While we usually head to Mi Li when we’re craving a banh mi sandwich, we have managed to sample, at one time or another, everything on the fairly limited menu. One of our other favorites is the new bun cha giothit nuong, rice vermicelli and salad topped with egg rolls and barbecue pork. The barbecue pork really is that good.

The banh cuon is a rice crepe with minced pork, pork patties, bean sprouts, cucumber, basil, fried onions and a fish vinaigrette. Good but not as superlative as the above dishes.

Mi Li also has an above average pho, the Vietnamese staple, with our preference going to their pho dac biet (noodle soup with beef, tripe and meatballs).  The bo kho (beef stew) has a richly spiced broth that also hits the spot.

The cafe has an unusual atmosphere that is a cross between a cafe and a waiting room. The rack of glossy magazine made it a little like a trip to the hairdressers, and like many Asian restaurants the TV can be a little loud but you can flip through Cosmo while you sip the potent Vietnamese coffee.  Or play pool!

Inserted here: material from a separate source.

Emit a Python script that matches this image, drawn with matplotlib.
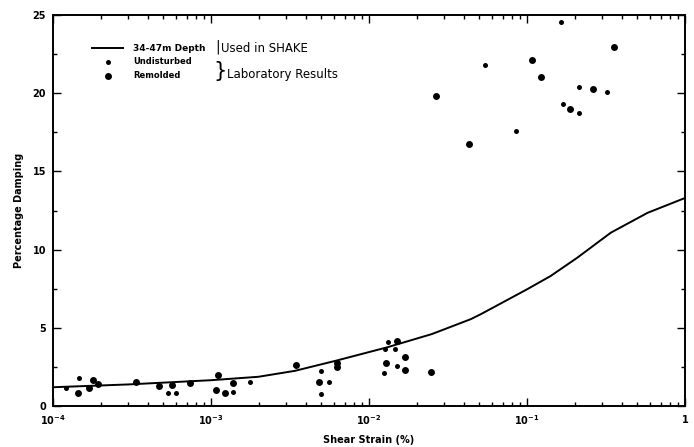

Beyond the Vietnamese coffee, Mi Li’s beverage choices include frozen bubble tea and some more adventurous options including che ba mau which is three types of beans and coconut milk and sam bo luong, a drink made with seaweed and ginko nuts. Trying both of these drinks seems to have given us a certain respect with the proprietor – she repeatedly exclaims surprise at how brave we are. If you like coconut milk and red beans the che ba mau is definitely worth trying.